The scientific backbone.

BLISP is built on a five-paper research program that formalizes the execution semantics, identity algebra, provenance structure, and behavioral geometry of AI-generated computation.

Paper 1

The Grounding Gate

A mandatory admissibility boundary between stochastic AI reasoning and deterministic execution. Proposals whose capability names lack evidence from the user's terms are rejected before execution.

F3 rate: 23.3% → 10.0% (p = 0.027)
Undiscoverable: 100% → 0%
Paper 2 — forthcoming

Canonical Execution Semantics

A typed specification space, canonicalization pipeline, and content-addressed hashing scheme that provides execution identity independent of surface syntax.

8-layer provenance decomposition
50/50 bit-identical replays
Paper 3

Execution Categories

Stochastic prompt variation defines an equivalence relation on the execution space. Prompts that produce the same canonical execution form a quotient class. Execution fibers bundle equivalent proposals.

Execution classes as categorical quotient objects
Paper 4

Provenance Algebra

Every execution produces a decomposable provenance record. Sub-hash comparison localizes divergence without re-execution. Drift detection isolates which semantic layer changed.

8 semantic layers · fault localization by sub-hash
Paper 5

Execution Fibers

Under stochastic prompt variation, many distinct proposals collapse into few execution identities. Synonym perturbations stay intra-fiber. Metric/family substitutions produce clean inter-fiber transitions.

2,200 proposals · synonym ≈ intra-fiber
metric/family swap = inter-fiber
Why it matters

Different audiences, one execution problem.

For AI research

Agents need execution substrates, not just tool APIs.

Tool-augmented LLMs select tools directly with no admission gate between selection and execution. A valid but wrong tool call produces a silent failure. The grounding gate makes tool admission evidence-based and deterministic.

For research

Computations must be replayable, comparable, and attributable.

Two researchers running the same grounded request against the same data get bit-identical results. When results differ, 8-layer sub-hash comparison localizes the divergence to a specific semantic layer without re-execution.

For finance

Systematic research needs deterministic provenance from prompt to portfolio.
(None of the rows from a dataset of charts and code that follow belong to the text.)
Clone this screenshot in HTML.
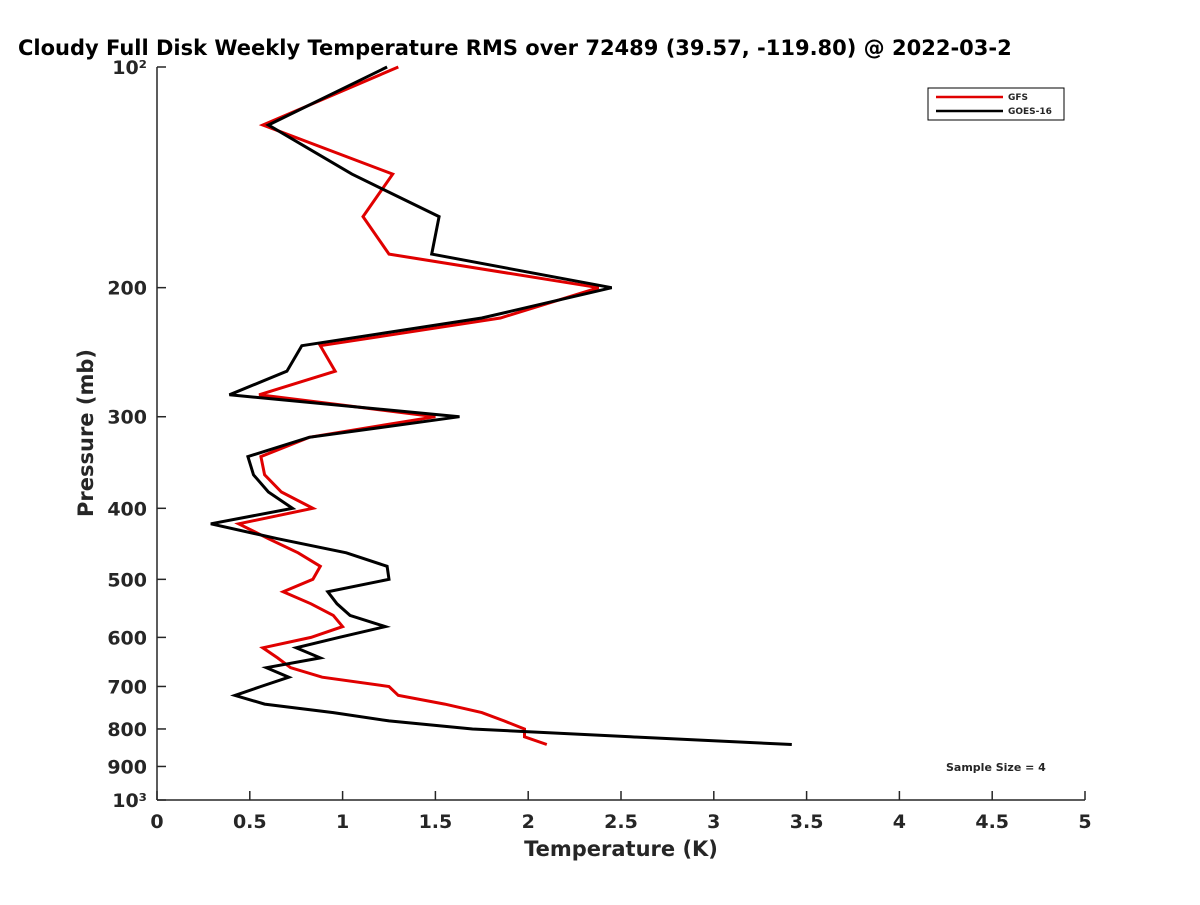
<!DOCTYPE html>
<html><head><meta charset="utf-8"><style>
body{margin:0;background:#fff}
svg text{font-family:"DejaVu Sans","Liberation Sans",sans-serif;font-weight:bold;fill:#262626}
</style></head><body>
<svg id="chart" width="1200" height="900" xmlns="http://www.w3.org/2000/svg">
<rect width="1200" height="900" fill="#fff"/>
<text x="18" y="55" font-size="21" fill="#000" style="fill:#000">Cloudy Full Disk Weekly Temperature RMS over 72489 (39.57, -119.80) @ 2022-03-2</text>
<g id="axes"></g>
<g id="series"></g>
<g>
<rect x="928" y="88" width="136" height="32" fill="#fff" stroke="#000" stroke-width="1"/>
<line x1="936" y1="97" x2="1003" y2="97" stroke="#e00000" stroke-width="2.5"/>
<text x="1008" y="100" font-size="9">GFS</text>
<line x1="936" y1="111" x2="1003" y2="111" stroke="#000" stroke-width="2.5"/>
<text x="1008" y="114" font-size="9">GOES-16</text>
</g>
<text x="946" y="771" font-size="11">Sample Size = 4</text>
<text x="621" y="856" font-size="21" text-anchor="middle">Temperature (K)</text>
<text transform="translate(93,433) rotate(-90)" font-size="21" text-anchor="middle">Pressure (mb)</text>
</svg>
<script>
const pressures=[100,120,140,160,180,200,220,240,260,280,300,320,340,360,380,400,420,440,460,480,500,520,540,560,580,600,620,640,660,680,700,720,740,760,780,800,820,840];
const gfsValues=[1.30,0.57,1.27,1.11,1.25,2.38,1.85,0.88,0.96,0.55,1.50,0.82,0.56,0.58,0.67,0.84,0.44,0.60,0.76,0.88,0.84,0.68,0.83,0.95,1.00,0.83,0.57,0.65,0.72,0.89,1.25,1.30,1.55,1.75,1.87,1.98,1.98,2.10];
const goesValues=[1.24,0.60,1.05,1.52,1.48,2.45,1.75,0.78,0.70,0.39,1.63,0.82,0.49,0.52,0.60,0.73,0.29,0.65,1.02,1.24,1.25,0.92,0.97,1.04,1.23,0.98,0.75,0.88,0.59,0.71,0.56,0.42,0.58,0.95,1.25,1.70,2.55,3.42];
const xTicks=[0,0.5,1,1.5,2,2.5,3,3.5,4,4.5,5];
const xTickLabels=["0","0.5","1","1.5","2","2.5","3","3.5","4","4.5","5"];
const yTicks=[100,200,300,400,500,600,700,800,900,1000];
const yTickLabels=["10²","200","300","400","500","600","700","800","900","10³"];
const X0=157,X1=1085,Y0=67,Y1=800;
const xs=v=>X0+(v-0)/(5-0)*(X1-X0);
const ys=p=>Y0+(Math.log10(p)-2)*(Y1-Y0);
const NS="http://www.w3.org/2000/svg";
const axes=document.getElementById('axes'),ser=document.getElementById('series');
function mk(t,a,parent){const e=document.createElementNS(NS,t);for(const k in a)e.setAttribute(k,a[k]);parent.appendChild(e);return e;}
const xa=mk('line',{x1:X0,y1:Y1,x2:X1,y2:Y1,stroke:'#262626','stroke-width':1.5},axes);


const ya=mk('line',{x1:X0,y1:Y0,x2:X0,y2:Y1,stroke:'#262626','stroke-width':1.5},axes);


xTicks.forEach((v,i)=>{
 mk('line',{x1:xs(v),y1:Y1,x2:xs(v),y2:Y1-9,stroke:'#262626','stroke-width':1.5},axes);
 const t=mk('text',{x:xs(v),y:Y1+28,'font-size':19,'text-anchor':'middle'},axes);
 t.textContent=xTickLabels[i];
 
 
});
yTicks.forEach((p,i)=>{
 mk('line',{x1:X0,y1:ys(p),x2:X0+9,y2:ys(p),stroke:'#262626','stroke-width':1.5},axes);
 const t=mk('text',{x:X0-10,y:ys(p)+7,'font-size':19,'text-anchor':'end'},axes);
 t.textContent=yTickLabels[i];
 
 
});
function line(vals,color,name){
 const pts=vals.map((v,i)=>xs(v).toFixed(1)+','+ys(pressures[i]).toFixed(1)).join(' ');
 const l=mk('polyline',{points:pts,fill:'none',stroke:color,'stroke-width':3,'stroke-linejoin':'miter'},ser);
 
 
}
line(gfsValues,'#e00000','gfs-line');
line(goesValues,'#000000','goes16-line');
</script>
</body></html>
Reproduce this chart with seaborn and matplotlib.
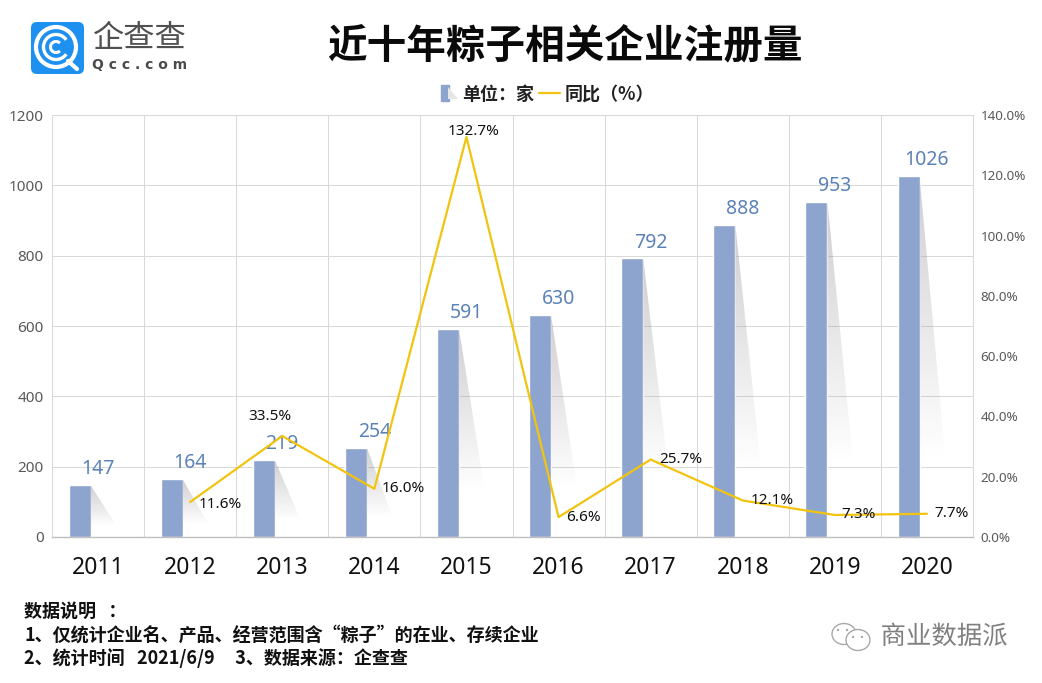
#%%
# Imports
import numpy as np
import pandas as pd
import matplotlib.pyplot as plt
import seaborn as sns
from matplotlib.legend_handler import HandlerPatch
from matplotlib.lines import Line2D
from matplotlib.patches import Arc, Circle, Ellipse, FancyBboxPatch, Patch, Polygon, Rectangle
import matplotlib.patheffects as pe

#%%
# Dados
years = ['2011', '2012', '2013', '2014', '2015', '2016', '2017', '2018', '2019', '2020']
counts = [147, 164, 219, 254, 591, 630, 792, 888, 953, 1026]
yoy = [np.nan, 11.6, 33.5, 16.0, 132.7, 6.6, 25.7, 12.1, 7.3, 7.7]
yoy_labels = ['', '11.6%', '33.5%', '16.0%', '132.7%', '6.6%', '25.7%', '12.1%', '7.3%', '7.7%']
# label offsets in px from the line point
yoy_offsets = [(0, 0), (30, -2), (-12, 20), (29, 0), (7, 6), (25, 0), (30, 0), (29, 0), (24, 0), (25, 0)]

notes = ['数据说明   ：',
         '1、仅统计企业名、产品、经营范围含“粽子”的在业、存续企业',
         '2、统计时间   2021/6/9     3、数据来源：企查查']

BAR = '#8DA4CE'
LABEL = '#5B82B8'
LINE = '#F2C40F'
GRID = '#D9D9D9'
CJK = ['Noto Sans CJK SC', 'DejaVu Sans']

#%%
sns.set_theme(style='white')
plt.rcParams['font.family'] = ['Noto Sans', 'Noto Sans CJK SC', 'DejaVu Sans']

df = pd.DataFrame({'year': years, 'count': counts, 'yoy': yoy})

W, H = 1042, 683
fig = plt.figure(figsize=(W / 100, H / 100), dpi=100)
ax = fig.add_axes([52 / W, 1 - 537 / H, 921 / W, 422 / H])

sns.barplot(data=df, x='year', y='count', color=BAR, saturation=1, width=0.239, ax=ax)
ax.set_xlim(-0.5, 9.5)
ax.set_ylim(0, 1200)

# bars sit left of the category centre
for bar in ax.patches:
    bar.set_x(bar.get_x() - 0.2)

# grey fading shadow behind each bar
grad = np.zeros((256, 1, 4))
grad[..., :3] = 0.55
grad[..., 3] = np.linspace(0.42, 0, 256)[:, None]
for bar in list(ax.patches):
    xr = bar.get_x() + bar.get_width()
    top = bar.get_height()
    low = top * 0.22
    im = ax.imshow(grad, extent=[xr, xr + 0.28, low, top], aspect='auto', zorder=1)
    im.set_clip_path(Polygon([(xr, top), (xr + 0.28, low), (xr, low)], transform=ax.transData))
ax.set_xlim(-0.5, 9.5)
ax.set_ylim(0, 1200)

ax.set_xlabel('')
ax.set_ylabel('')
ax.set_axisbelow(True)
ax.set_yticks(range(0, 1201, 200))
ax.set_xticks(np.arange(0.5, 9.5), minor=True)
ax.grid(axis='y', color=GRID, lw=0.75)
ax.grid(axis='x', which='minor', color=GRID, lw=0.75)
ax.tick_params(axis='x', which='both', length=0)
ax.tick_params(axis='x', labelsize=16.5, labelcolor='#111111', pad=13.5)
ax.tick_params(axis='y', length=0, labelsize=11, labelcolor='#595959', pad=6)
for side in ['top', 'left', 'right']:
    ax.spines[side].set_color(GRID)
    ax.spines[side].set_linewidth(0.75)
ax.spines['bottom'].set_color('#BFBFBF')
ax.spines['bottom'].set_linewidth(1)

for i, c in enumerate(counts):
    ax.annotate(str(c), (i, c), xytext=(0, 11.5), textcoords='offset points',
                ha='center', va='center', fontsize=14, color=LABEL, zorder=6)

#%%
# Linha do crescimento no eixo direito
ax2 = ax.twinx()
sns.lineplot(data=df, x='year', y='yoy', color=LINE, lw=1.6, errorbar=None, ax=ax2)
ax2.set_ylim(0, 140)
ax2.set_yticks(range(0, 141, 20))
ax2.set_yticklabels([f'{v:.1f}%' for v in range(0, 141, 20)])
ax2.set_ylabel('')
ax2.set_xlabel('')
ax2.grid(False)
ax2.tick_params(axis='y', length=0, labelsize=9.7, labelcolor='#595959', pad=5.5)
for spine in ax2.spines.values():
    spine.set_visible(False)

for i, (val, lab, off) in enumerate(zip(yoy, yoy_labels, yoy_offsets)):
    if lab:
        ax2.annotate(lab, (i, val), xytext=(off[0] * 0.72, off[1] * 0.72), textcoords='offset points',
                     ha='center', va='center', fontsize=11, color='#111111', zorder=7)

#%%
# Legenda, título e notas
def narrow_bar(legend, orig_handle, xdescent, ydescent, width, height, fontsize):
    return Rectangle((width * 0.2, -1), width * 0.38, height + 2)

handles = [Patch(color=BAR, label='单位：家'), Line2D([], [], color=LINE, lw=1.6, label='同比（%）')]
fig.legend(handles=handles, loc='center', bbox_to_anchor=(545.5 / W, 1 - 94 / H), ncol=2, frameon=False,
           prop={'family': CJK, 'size': 13, 'weight': 'bold'}, labelcolor='#222222', handlelength=1.17,
           handletextpad=0.22, columnspacing=0.28, handler_map={handles[0]: HandlerPatch(patch_func=narrow_bar)})

fig.text(565 / W, 1 - 46 / H, '近十年粽子相关企业注册量', ha='center', va='center',
         fontsize=28.5, fontweight='bold', color='#0a0a0a', family=CJK)

for y, line in zip([611, 635, 658], notes):
    fig.text(24 / W, 1 - y / H, line, ha='left', va='center', fontsize=13, fontweight='bold',
             color='#111111', family=CJK)

#%%
# Logo e marca d'água, desenhados em coordenadas de pixel
over = fig.add_axes([0, 0, 1, 1], zorder=10)
over.set_xlim(0, W)
over.set_ylim(H, 0)
over.axis('off')

# sombra da amostra na legenda
over.add_patch(Polygon([(448, 87), (458, 99), (448, 99)], fc='#e6e6e6', ec='none'))

over.add_patch(FancyBboxPatch((36, 27), 43, 42, boxstyle='round,pad=5,rounding_size=6', fc='#1E90F0', ec='none'))
over.add_patch(Circle((56, 47), 20, fc='none', ec='white', lw=3))
over.add_patch(Arc((56, 47), 25, 25, theta1=35, theta2=325, ec='white', lw=2.4))
over.add_patch(Arc((56, 47), 11, 11, theta1=45, theta2=315, ec='white', lw=2.2))
over.plot([68, 77], [61, 69], color='white', lw=3, solid_capstyle='round')
over.text(140, 38, '企查查', ha='center', va='center', fontsize=22.5, color='#505050', family=CJK)
over.text(140, 65, 'Q c c . c o m', ha='center', va='center', fontsize=10, color='#4a4a4a', fontweight='bold',
          family='DejaVu Sans')

halo = [pe.withStroke(linewidth=2.5, foreground='white')]
over.text(944, 637, '商业数据派', ha='center', va='center', fontsize=18.3, color='#7f7f7f', path_effects=halo, family=CJK)
over.add_patch(Ellipse((844, 634), 24, 21, fc='white', ec='#a8a8a8', lw=1))
over.add_patch(Ellipse((858, 640), 24, 21, fc='white', ec='#a8a8a8', lw=1))
for cx, cy in [(838, 630), (847, 630), (853, 637), (862, 637)]:
    over.add_patch(Circle((cx, cy), 1.2, fc='#a8a8a8', ec='none'))

fig.savefig('out.png', dpi=100)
Strategy families, scoring metrics, and parameter grids are content-addressed. Every research pipeline has a verifiable execution fingerprint. Six months later, the hash still validates.

For infrastructure

BLISP turns agent outputs into typed, admissible, content-addressed executions.

The execution layer is domain-independent. Finance is the first package. The architecture—discovery, grounding, canonicalization, provenance—applies to any domain where AI-generated pipelines must be validated before execution.

Infrastructure thesis

Why this can become infrastructure.

BLISP does not make the model truthful. It prevents unwarranted proposals from silently becoming executions. The model reasons stochastically. The execution layer operates deterministically. The boundary between them is the contribution.
Formal structure

The execution pipeline, formally.

ERΓ ⟶ BR/∼RκRεRPR
ER
Stochastic proposal space—all agent-generated proposals
Γ
Grounding gate—rejects proposals without discovery evidence
BR/∼R
Execution identity—equivalence classes under canonicalization
κR
Canonical representative—one expression per equivalence class
εR
Deterministic execution—same canonical input, same output
PR
8-layer provenance record—decomposable, content-addressed

Stochastic prompt variation generates many elements of ER. The grounding gate Γ admits only proposals with discovery evidence. Canonicalization collapses admitted proposals into equivalence classes BR/∼R, each with a unique canonical representative κR. Execution εR is a function on canonical representatives—deterministic by construction. The provenance record PR decomposes the full execution into 8 semantic layers for audit and fault localization.